#### [What you need to do]
Omit the pictures, please, and give each record below again exactly.

#### [Data supplied]
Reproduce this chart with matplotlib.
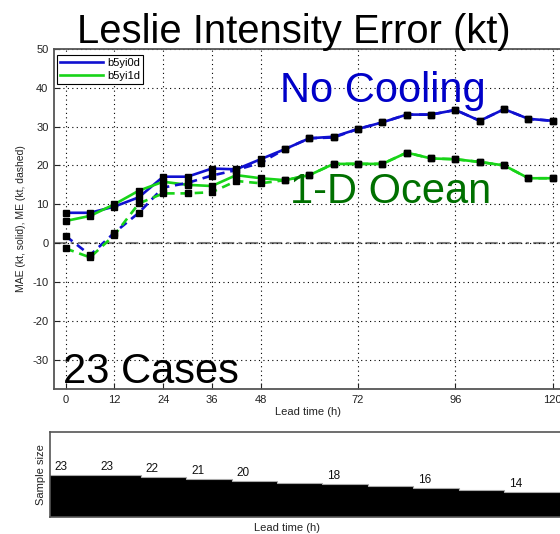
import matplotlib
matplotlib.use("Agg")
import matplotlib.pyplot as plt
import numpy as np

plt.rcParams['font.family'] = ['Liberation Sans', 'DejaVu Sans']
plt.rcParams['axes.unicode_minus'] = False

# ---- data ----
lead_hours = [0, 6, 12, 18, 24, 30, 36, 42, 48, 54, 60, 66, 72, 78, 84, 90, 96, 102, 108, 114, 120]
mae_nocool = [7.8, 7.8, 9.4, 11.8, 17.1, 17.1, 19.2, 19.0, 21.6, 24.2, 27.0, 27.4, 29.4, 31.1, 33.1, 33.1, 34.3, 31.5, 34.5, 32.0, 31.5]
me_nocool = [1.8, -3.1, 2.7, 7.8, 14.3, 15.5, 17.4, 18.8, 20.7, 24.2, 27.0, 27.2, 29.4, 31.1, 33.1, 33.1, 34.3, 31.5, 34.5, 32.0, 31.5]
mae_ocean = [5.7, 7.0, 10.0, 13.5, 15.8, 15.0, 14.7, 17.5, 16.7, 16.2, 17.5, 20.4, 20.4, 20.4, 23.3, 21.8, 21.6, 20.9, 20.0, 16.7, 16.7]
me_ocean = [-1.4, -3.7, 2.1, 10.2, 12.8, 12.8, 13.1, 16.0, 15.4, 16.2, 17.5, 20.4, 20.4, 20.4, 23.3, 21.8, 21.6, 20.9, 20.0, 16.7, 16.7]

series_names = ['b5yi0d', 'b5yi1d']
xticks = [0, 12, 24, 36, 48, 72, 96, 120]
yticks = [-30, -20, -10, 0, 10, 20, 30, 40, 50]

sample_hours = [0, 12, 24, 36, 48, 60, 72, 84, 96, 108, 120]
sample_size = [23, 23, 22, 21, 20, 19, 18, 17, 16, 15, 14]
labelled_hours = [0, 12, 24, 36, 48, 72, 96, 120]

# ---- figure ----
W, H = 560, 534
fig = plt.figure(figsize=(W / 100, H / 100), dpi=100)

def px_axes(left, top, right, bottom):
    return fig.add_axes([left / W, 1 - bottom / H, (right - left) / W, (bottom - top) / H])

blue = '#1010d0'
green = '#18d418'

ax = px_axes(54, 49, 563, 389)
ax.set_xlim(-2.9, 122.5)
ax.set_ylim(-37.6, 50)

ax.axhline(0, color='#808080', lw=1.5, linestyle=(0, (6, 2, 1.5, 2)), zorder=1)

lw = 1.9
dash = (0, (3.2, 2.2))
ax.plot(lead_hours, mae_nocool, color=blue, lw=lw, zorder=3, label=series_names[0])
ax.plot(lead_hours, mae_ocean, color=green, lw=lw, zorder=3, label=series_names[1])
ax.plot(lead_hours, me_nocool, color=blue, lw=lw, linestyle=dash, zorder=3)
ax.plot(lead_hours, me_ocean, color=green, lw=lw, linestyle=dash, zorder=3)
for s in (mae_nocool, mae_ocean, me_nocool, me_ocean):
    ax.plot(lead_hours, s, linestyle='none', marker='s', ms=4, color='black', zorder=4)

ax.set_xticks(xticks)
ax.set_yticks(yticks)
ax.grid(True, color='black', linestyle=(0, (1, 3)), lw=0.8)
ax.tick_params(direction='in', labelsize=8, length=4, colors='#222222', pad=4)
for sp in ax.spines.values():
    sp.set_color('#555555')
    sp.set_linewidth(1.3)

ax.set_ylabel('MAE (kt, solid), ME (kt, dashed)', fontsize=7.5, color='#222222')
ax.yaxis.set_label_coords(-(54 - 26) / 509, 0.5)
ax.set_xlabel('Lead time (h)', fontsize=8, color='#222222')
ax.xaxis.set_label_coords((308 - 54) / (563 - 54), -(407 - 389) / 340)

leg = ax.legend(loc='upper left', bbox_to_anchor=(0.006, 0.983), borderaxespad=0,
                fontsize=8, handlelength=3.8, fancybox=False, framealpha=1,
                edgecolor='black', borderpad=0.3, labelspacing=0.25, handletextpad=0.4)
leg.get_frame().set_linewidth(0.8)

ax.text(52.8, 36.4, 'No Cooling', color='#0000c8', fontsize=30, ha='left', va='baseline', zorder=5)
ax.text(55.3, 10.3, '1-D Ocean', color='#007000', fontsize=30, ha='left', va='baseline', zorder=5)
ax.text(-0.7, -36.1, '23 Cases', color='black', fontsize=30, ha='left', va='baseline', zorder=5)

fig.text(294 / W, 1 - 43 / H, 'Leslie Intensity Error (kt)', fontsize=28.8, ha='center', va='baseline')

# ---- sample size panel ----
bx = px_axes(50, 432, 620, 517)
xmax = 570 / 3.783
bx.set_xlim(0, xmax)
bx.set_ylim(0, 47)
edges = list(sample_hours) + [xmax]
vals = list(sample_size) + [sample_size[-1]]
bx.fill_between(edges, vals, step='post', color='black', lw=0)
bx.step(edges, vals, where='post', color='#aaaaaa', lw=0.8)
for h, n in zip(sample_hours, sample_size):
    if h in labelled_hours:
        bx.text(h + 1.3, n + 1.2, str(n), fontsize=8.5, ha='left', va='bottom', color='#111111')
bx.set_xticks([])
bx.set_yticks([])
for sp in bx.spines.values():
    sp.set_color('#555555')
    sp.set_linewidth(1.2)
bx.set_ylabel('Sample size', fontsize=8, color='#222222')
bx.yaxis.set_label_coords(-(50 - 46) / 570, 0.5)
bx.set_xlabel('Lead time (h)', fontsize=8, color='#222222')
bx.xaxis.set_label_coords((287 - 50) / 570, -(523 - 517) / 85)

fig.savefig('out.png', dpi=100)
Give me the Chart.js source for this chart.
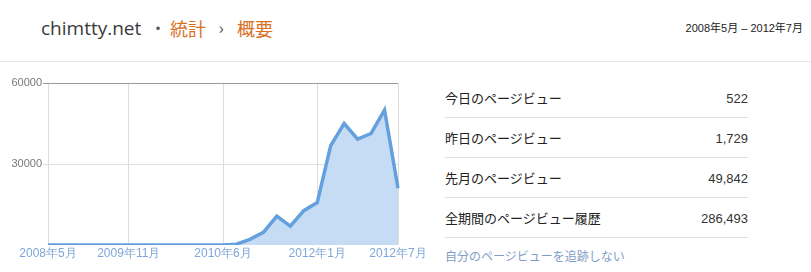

#### [Solution to this task]
Reproduce this chart with matplotlib.
import matplotlib
matplotlib.use("Agg")
import matplotlib.pyplot as plt
import numpy as np

plt.rcParams['font.family'] = ['Liberation Sans', 'DejaVu Sans']
plt.rcParams['axes.unicode_minus'] = False

# ---- data ----
lead_hours = [0, 6, 12, 18, 24, 30, 36, 42, 48, 54, 60, 66, 72, 78, 84, 90, 96, 102, 108, 114, 120]
mae_nocool = [7.8, 7.8, 9.4, 11.8, 17.1, 17.1, 19.2, 19.0, 21.6, 24.2, 27.0, 27.4, 29.4, 31.1, 33.1, 33.1, 34.3, 31.5, 34.5, 32.0, 31.5]
me_nocool = [1.8, -3.1, 2.7, 7.8, 14.3, 15.5, 17.4, 18.8, 20.7, 24.2, 27.0, 27.2, 29.4, 31.1, 33.1, 33.1, 34.3, 31.5, 34.5, 32.0, 31.5]
mae_ocean = [5.7, 7.0, 10.0, 13.5, 15.8, 15.0, 14.7, 17.5, 16.7, 16.2, 17.5, 20.4, 20.4, 20.4, 23.3, 21.8, 21.6, 20.9, 20.0, 16.7, 16.7]
me_ocean = [-1.4, -3.7, 2.1, 10.2, 12.8, 12.8, 13.1, 16.0, 15.4, 16.2, 17.5, 20.4, 20.4, 20.4, 23.3, 21.8, 21.6, 20.9, 20.0, 16.7, 16.7]

series_names = ['b5yi0d', 'b5yi1d']
xticks = [0, 12, 24, 36, 48, 72, 96, 120]
yticks = [-30, -20, -10, 0, 10, 20, 30, 40, 50]

sample_hours = [0, 12, 24, 36, 48, 60, 72, 84, 96, 108, 120]
sample_size = [23, 23, 22, 21, 20, 19, 18, 17, 16, 15, 14]
labelled_hours = [0, 12, 24, 36, 48, 72, 96, 120]

# ---- figure ----
W, H = 560, 534
fig = plt.figure(figsize=(W / 100, H / 100), dpi=100)

def px_axes(left, top, right, bottom):
    return fig.add_axes([left / W, 1 - bottom / H, (right - left) / W, (bottom - top) / H])

blue = '#1010d0'
green = '#18d418'

ax = px_axes(54, 49, 563, 389)
ax.set_xlim(-2.9, 122.5)
ax.set_ylim(-37.6, 50)

ax.axhline(0, color='#808080', lw=1.5, linestyle=(0, (6, 2, 1.5, 2)), zorder=1)

lw = 1.9
dash = (0, (3.2, 2.2))
ax.plot(lead_hours, mae_nocool, color=blue, lw=lw, zorder=3, label=series_names[0])
ax.plot(lead_hours, mae_ocean, color=green, lw=lw, zorder=3, label=series_names[1])
ax.plot(lead_hours, me_nocool, color=blue, lw=lw, linestyle=dash, zorder=3)
ax.plot(lead_hours, me_ocean, color=green, lw=lw, linestyle=dash, zorder=3)
for s in (mae_nocool, mae_ocean, me_nocool, me_ocean):
    ax.plot(lead_hours, s, linestyle='none', marker='s', ms=4, color='black', zorder=4)

ax.set_xticks(xticks)
ax.set_yticks(yticks)
ax.grid(True, color='black', linestyle=(0, (1, 3)), lw=0.8)
ax.tick_params(direction='in', labelsize=8, length=4, colors='#222222', pad=4)
for sp in ax.spines.values():
    sp.set_color('#555555')
    sp.set_linewidth(1.3)

ax.set_ylabel('MAE (kt, solid), ME (kt, dashed)', fontsize=7.5, color='#222222')
ax.yaxis.set_label_coords(-(54 - 26) / 509, 0.5)
ax.set_xlabel('Lead time (h)', fontsize=8, color='#222222')
ax.xaxis.set_label_coords((308 - 54) / (563 - 54), -(407 - 389) / 340)

leg = ax.legend(loc='upper left', bbox_to_anchor=(0.006, 0.983), borderaxespad=0,
                fontsize=8, handlelength=3.8, fancybox=False, framealpha=1,
                edgecolor='black', borderpad=0.3, labelspacing=0.25, handletextpad=0.4)
leg.get_frame().set_linewidth(0.8)

ax.text(52.8, 36.4, 'No Cooling', color='#0000c8', fontsize=30, ha='left', va='baseline', zorder=5)
ax.text(55.3, 10.3, '1-D Ocean', color='#007000', fontsize=30, ha='left', va='baseline', zorder=5)
ax.text(-0.7, -36.1, '23 Cases', color='black', fontsize=30, ha='left', va='baseline', zorder=5)

fig.text(294 / W, 1 - 43 / H, 'Leslie Intensity Error (kt)', fontsize=28.8, ha='center', va='baseline')

# ---- sample size panel ----
bx = px_axes(50, 432, 620, 517)
xmax = 570 / 3.783
bx.set_xlim(0, xmax)
bx.set_ylim(0, 47)
edges = list(sample_hours) + [xmax]
vals = list(sample_size) + [sample_size[-1]]
bx.fill_between(edges, vals, step='post', color='black', lw=0)
bx.step(edges, vals, where='post', color='#aaaaaa', lw=0.8)
for h, n in zip(sample_hours, sample_size):
    if h in labelled_hours:
        bx.text(h + 1.3, n + 1.2, str(n), fontsize=8.5, ha='left', va='bottom', color='#111111')
bx.set_xticks([])
bx.set_yticks([])
for sp in bx.spines.values():
    sp.set_color('#555555')
    sp.set_linewidth(1.2)
bx.set_ylabel('Sample size', fontsize=8, color='#222222')
bx.yaxis.set_label_coords(-(50 - 46) / 570, 0.5)
bx.set_xlabel('Lead time (h)', fontsize=8, color='#222222')
bx.xaxis.set_label_coords((287 - 50) / 570, -(523 - 517) / 85)

fig.savefig('out.png', dpi=100)
Give me the Chart.js source for this chart.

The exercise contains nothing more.